● Given data
⁂

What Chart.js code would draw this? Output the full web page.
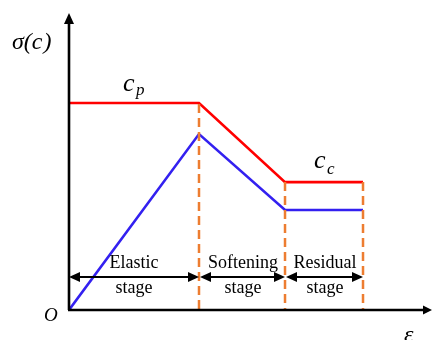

⁂

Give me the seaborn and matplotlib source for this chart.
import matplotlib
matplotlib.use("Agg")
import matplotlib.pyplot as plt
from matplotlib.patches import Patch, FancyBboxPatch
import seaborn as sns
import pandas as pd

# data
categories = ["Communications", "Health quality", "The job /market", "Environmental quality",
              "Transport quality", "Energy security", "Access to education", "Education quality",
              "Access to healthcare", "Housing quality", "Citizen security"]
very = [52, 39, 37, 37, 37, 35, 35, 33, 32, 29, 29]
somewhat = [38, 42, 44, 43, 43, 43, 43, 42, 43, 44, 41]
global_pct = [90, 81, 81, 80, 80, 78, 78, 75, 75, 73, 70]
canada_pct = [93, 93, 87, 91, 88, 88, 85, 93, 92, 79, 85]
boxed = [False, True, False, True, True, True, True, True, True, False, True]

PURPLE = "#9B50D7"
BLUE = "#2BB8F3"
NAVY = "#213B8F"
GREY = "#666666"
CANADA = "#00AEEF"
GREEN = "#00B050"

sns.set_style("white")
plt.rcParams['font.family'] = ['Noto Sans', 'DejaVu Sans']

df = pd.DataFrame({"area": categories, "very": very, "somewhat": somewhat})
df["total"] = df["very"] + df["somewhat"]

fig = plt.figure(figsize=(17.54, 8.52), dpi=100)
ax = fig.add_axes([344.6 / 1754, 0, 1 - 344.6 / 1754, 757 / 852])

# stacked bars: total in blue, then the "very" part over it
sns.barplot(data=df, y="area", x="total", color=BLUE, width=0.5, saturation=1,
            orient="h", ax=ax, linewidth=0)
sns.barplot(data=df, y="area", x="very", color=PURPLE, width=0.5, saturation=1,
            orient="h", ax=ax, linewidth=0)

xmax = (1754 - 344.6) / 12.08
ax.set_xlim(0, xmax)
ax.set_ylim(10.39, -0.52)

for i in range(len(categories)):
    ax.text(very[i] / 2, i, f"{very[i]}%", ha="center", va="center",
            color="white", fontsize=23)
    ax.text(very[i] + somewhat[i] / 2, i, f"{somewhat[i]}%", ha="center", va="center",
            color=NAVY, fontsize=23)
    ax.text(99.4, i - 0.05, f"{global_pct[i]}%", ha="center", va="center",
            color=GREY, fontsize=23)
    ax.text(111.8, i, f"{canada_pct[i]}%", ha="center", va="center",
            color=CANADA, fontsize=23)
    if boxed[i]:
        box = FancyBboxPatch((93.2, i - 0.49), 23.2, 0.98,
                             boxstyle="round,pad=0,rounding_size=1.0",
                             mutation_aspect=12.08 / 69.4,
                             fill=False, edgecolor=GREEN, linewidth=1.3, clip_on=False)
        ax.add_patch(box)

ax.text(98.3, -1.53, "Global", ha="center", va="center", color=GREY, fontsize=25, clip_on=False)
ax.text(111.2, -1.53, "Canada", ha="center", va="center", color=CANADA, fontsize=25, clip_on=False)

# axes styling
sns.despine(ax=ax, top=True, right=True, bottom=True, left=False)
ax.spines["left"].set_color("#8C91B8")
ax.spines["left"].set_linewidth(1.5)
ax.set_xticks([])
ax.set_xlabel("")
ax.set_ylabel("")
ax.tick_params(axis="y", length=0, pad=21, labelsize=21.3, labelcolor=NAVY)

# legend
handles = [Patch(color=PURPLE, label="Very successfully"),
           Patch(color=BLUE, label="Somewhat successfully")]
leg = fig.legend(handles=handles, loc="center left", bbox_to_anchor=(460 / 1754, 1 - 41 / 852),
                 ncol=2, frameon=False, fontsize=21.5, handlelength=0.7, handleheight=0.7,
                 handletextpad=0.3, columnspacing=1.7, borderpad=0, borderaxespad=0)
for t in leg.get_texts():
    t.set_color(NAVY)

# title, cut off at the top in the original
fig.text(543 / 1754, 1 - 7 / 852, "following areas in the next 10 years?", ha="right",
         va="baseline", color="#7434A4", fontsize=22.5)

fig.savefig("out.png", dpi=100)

⁂

● Exercise requirements
Copy out each line of the records where the string "this" appears.

● Expected output
What Chart.js code would draw this? Output the full web page.
Give me the seaborn and matplotlib source for this chart.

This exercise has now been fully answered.